**Exercise prompt**
Copy all the material below, exactly as it stands.

**Data provided**
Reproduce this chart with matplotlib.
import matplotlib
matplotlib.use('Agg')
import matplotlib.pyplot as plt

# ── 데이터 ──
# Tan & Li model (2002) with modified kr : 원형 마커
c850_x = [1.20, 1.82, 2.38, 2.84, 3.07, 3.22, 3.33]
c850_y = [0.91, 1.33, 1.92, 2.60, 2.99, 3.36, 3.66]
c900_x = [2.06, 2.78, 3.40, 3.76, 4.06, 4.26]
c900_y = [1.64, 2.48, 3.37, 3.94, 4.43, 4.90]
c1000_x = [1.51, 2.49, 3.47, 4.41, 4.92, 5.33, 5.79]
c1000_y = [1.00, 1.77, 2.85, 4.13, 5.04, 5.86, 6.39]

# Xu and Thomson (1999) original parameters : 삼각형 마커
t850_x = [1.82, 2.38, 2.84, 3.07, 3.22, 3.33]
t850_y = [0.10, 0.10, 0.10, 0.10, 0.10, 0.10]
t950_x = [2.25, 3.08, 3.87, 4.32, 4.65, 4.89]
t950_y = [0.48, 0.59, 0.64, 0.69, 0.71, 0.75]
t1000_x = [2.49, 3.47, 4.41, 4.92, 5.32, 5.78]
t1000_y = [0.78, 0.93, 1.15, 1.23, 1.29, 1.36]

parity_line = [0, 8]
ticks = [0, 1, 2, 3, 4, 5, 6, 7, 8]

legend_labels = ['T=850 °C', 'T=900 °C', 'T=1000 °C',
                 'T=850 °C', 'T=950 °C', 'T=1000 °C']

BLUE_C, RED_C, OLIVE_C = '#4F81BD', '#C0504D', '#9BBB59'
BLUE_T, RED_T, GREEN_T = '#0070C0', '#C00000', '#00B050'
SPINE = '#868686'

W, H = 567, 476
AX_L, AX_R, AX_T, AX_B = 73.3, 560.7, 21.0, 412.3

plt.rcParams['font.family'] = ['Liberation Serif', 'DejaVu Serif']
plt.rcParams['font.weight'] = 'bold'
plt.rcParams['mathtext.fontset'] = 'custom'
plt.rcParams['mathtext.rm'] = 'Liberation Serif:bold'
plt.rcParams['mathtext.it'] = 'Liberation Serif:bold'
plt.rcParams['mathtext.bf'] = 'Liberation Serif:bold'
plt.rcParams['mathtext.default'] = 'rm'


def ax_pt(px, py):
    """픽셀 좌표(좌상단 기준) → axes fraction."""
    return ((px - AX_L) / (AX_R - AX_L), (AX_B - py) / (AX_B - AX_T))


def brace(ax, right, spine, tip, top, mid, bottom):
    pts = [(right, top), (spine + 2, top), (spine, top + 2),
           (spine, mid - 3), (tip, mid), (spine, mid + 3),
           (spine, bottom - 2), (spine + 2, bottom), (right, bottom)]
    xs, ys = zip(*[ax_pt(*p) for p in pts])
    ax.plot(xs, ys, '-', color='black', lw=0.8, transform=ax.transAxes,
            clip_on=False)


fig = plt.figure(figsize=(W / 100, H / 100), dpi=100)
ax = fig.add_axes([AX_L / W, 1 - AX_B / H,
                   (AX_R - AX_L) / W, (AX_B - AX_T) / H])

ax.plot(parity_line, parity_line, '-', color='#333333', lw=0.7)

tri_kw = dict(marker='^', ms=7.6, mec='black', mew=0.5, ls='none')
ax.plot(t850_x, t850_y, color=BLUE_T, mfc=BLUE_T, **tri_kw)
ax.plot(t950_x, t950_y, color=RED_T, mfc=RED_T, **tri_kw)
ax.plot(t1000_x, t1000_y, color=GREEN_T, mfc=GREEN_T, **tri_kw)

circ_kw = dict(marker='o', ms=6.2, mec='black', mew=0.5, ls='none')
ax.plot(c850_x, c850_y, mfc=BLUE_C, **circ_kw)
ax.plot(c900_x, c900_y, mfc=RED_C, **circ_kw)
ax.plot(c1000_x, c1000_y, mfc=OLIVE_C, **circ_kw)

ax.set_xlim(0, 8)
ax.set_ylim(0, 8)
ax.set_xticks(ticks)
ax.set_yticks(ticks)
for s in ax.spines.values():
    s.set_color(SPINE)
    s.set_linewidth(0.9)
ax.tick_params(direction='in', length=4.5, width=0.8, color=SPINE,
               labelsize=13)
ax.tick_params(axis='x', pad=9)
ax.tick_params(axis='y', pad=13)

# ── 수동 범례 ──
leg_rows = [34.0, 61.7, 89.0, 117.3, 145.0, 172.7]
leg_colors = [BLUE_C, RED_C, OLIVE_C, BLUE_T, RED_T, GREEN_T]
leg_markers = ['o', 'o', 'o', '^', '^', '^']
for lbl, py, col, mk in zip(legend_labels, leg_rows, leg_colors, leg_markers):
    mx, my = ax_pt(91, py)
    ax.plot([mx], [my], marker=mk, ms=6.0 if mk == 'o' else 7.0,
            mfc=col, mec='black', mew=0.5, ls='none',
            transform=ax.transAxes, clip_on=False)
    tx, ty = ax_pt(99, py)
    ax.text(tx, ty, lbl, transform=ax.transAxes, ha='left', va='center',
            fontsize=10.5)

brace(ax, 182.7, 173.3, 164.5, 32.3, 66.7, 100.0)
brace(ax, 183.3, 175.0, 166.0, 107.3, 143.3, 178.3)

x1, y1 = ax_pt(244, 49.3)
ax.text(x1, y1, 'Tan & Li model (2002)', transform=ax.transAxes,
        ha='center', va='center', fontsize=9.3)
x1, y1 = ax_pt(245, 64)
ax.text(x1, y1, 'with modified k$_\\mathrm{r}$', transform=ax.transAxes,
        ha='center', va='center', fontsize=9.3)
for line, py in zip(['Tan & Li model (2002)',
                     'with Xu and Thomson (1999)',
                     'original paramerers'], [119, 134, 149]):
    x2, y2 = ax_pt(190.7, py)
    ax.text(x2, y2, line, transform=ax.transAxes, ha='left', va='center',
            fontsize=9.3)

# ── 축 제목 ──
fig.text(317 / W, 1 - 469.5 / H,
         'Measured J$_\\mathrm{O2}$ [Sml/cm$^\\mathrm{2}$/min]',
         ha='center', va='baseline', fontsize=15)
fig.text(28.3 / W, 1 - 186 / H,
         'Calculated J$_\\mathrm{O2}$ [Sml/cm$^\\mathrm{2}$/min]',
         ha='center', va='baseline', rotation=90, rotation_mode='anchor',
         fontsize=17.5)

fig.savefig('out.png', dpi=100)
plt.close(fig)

**Exercise result**
Reproduce this chart with matplotlib.
import matplotlib
matplotlib.use('Agg')
import matplotlib.pyplot as plt

# ── 데이터 ──
# Tan & Li model (2002) with modified kr : 원형 마커
c850_x = [1.20, 1.82, 2.38, 2.84, 3.07, 3.22, 3.33]
c850_y = [0.91, 1.33, 1.92, 2.60, 2.99, 3.36, 3.66]
c900_x = [2.06, 2.78, 3.40, 3.76, 4.06, 4.26]
c900_y = [1.64, 2.48, 3.37, 3.94, 4.43, 4.90]
c1000_x = [1.51, 2.49, 3.47, 4.41, 4.92, 5.33, 5.79]
c1000_y = [1.00, 1.77, 2.85, 4.13, 5.04, 5.86, 6.39]

# Xu and Thomson (1999) original parameters : 삼각형 마커
t850_x = [1.82, 2.38, 2.84, 3.07, 3.22, 3.33]
t850_y = [0.10, 0.10, 0.10, 0.10, 0.10, 0.10]
t950_x = [2.25, 3.08, 3.87, 4.32, 4.65, 4.89]
t950_y = [0.48, 0.59, 0.64, 0.69, 0.71, 0.75]
t1000_x = [2.49, 3.47, 4.41, 4.92, 5.32, 5.78]
t1000_y = [0.78, 0.93, 1.15, 1.23, 1.29, 1.36]

parity_line = [0, 8]
ticks = [0, 1, 2, 3, 4, 5, 6, 7, 8]

legend_labels = ['T=850 °C', 'T=900 °C', 'T=1000 °C',
                 'T=850 °C', 'T=950 °C', 'T=1000 °C']

BLUE_C, RED_C, OLIVE_C = '#4F81BD', '#C0504D', '#9BBB59'
BLUE_T, RED_T, GREEN_T = '#0070C0', '#C00000', '#00B050'
SPINE = '#868686'

W, H = 567, 476
AX_L, AX_R, AX_T, AX_B = 73.3, 560.7, 21.0, 412.3

plt.rcParams['font.family'] = ['Liberation Serif', 'DejaVu Serif']
plt.rcParams['font.weight'] = 'bold'
plt.rcParams['mathtext.fontset'] = 'custom'
plt.rcParams['mathtext.rm'] = 'Liberation Serif:bold'
plt.rcParams['mathtext.it'] = 'Liberation Serif:bold'
plt.rcParams['mathtext.bf'] = 'Liberation Serif:bold'
plt.rcParams['mathtext.default'] = 'rm'


def ax_pt(px, py):
    """픽셀 좌표(좌상단 기준) → axes fraction."""
    return ((px - AX_L) / (AX_R - AX_L), (AX_B - py) / (AX_B - AX_T))


def brace(ax, right, spine, tip, top, mid, bottom):
    pts = [(right, top), (spine + 2, top), (spine, top + 2),
           (spine, mid - 3), (tip, mid), (spine, mid + 3),
           (spine, bottom - 2), (spine + 2, bottom), (right, bottom)]
    xs, ys = zip(*[ax_pt(*p) for p in pts])
    ax.plot(xs, ys, '-', color='black', lw=0.8, transform=ax.transAxes,
            clip_on=False)


fig = plt.figure(figsize=(W / 100, H / 100), dpi=100)
ax = fig.add_axes([AX_L / W, 1 - AX_B / H,
                   (AX_R - AX_L) / W, (AX_B - AX_T) / H])

ax.plot(parity_line, parity_line, '-', color='#333333', lw=0.7)

tri_kw = dict(marker='^', ms=7.6, mec='black', mew=0.5, ls='none')
ax.plot(t850_x, t850_y, color=BLUE_T, mfc=BLUE_T, **tri_kw)
ax.plot(t950_x, t950_y, color=RED_T, mfc=RED_T, **tri_kw)
ax.plot(t1000_x, t1000_y, color=GREEN_T, mfc=GREEN_T, **tri_kw)

circ_kw = dict(marker='o', ms=6.2, mec='black', mew=0.5, ls='none')
ax.plot(c850_x, c850_y, mfc=BLUE_C, **circ_kw)
ax.plot(c900_x, c900_y, mfc=RED_C, **circ_kw)
ax.plot(c1000_x, c1000_y, mfc=OLIVE_C, **circ_kw)

ax.set_xlim(0, 8)
ax.set_ylim(0, 8)
ax.set_xticks(ticks)
ax.set_yticks(ticks)
for s in ax.spines.values():
    s.set_color(SPINE)
    s.set_linewidth(0.9)
ax.tick_params(direction='in', length=4.5, width=0.8, color=SPINE,
               labelsize=13)
ax.tick_params(axis='x', pad=9)
ax.tick_params(axis='y', pad=13)

# ── 수동 범례 ──
leg_rows = [34.0, 61.7, 89.0, 117.3, 145.0, 172.7]
leg_colors = [BLUE_C, RED_C, OLIVE_C, BLUE_T, RED_T, GREEN_T]
leg_markers = ['o', 'o', 'o', '^', '^', '^']
for lbl, py, col, mk in zip(legend_labels, leg_rows, leg_colors, leg_markers):
    mx, my = ax_pt(91, py)
    ax.plot([mx], [my], marker=mk, ms=6.0 if mk == 'o' else 7.0,
            mfc=col, mec='black', mew=0.5, ls='none',
            transform=ax.transAxes, clip_on=False)
    tx, ty = ax_pt(99, py)
    ax.text(tx, ty, lbl, transform=ax.transAxes, ha='left', va='center',
            fontsize=10.5)

brace(ax, 182.7, 173.3, 164.5, 32.3, 66.7, 100.0)
brace(ax, 183.3, 175.0, 166.0, 107.3, 143.3, 178.3)

x1, y1 = ax_pt(244, 49.3)
ax.text(x1, y1, 'Tan & Li model (2002)', transform=ax.transAxes,
        ha='center', va='center', fontsize=9.3)
x1, y1 = ax_pt(245, 64)
ax.text(x1, y1, 'with modified k$_\\mathrm{r}$', transform=ax.transAxes,
        ha='center', va='center', fontsize=9.3)
for line, py in zip(['Tan & Li model (2002)',
                     'with Xu and Thomson (1999)',
                     'original paramerers'], [119, 134, 149]):
    x2, y2 = ax_pt(190.7, py)
    ax.text(x2, y2, line, transform=ax.transAxes, ha='left', va='center',
            fontsize=9.3)

# ── 축 제목 ──
fig.text(317 / W, 1 - 469.5 / H,
         'Measured J$_\\mathrm{O2}$ [Sml/cm$^\\mathrm{2}$/min]',
         ha='center', va='baseline', fontsize=15)
fig.text(28.3 / W, 1 - 186 / H,
         'Calculated J$_\\mathrm{O2}$ [Sml/cm$^\\mathrm{2}$/min]',
         ha='center', va='baseline', rotation=90, rotation_mode='anchor',
         fontsize=17.5)

fig.savefig('out.png', dpi=100)
plt.close(fig)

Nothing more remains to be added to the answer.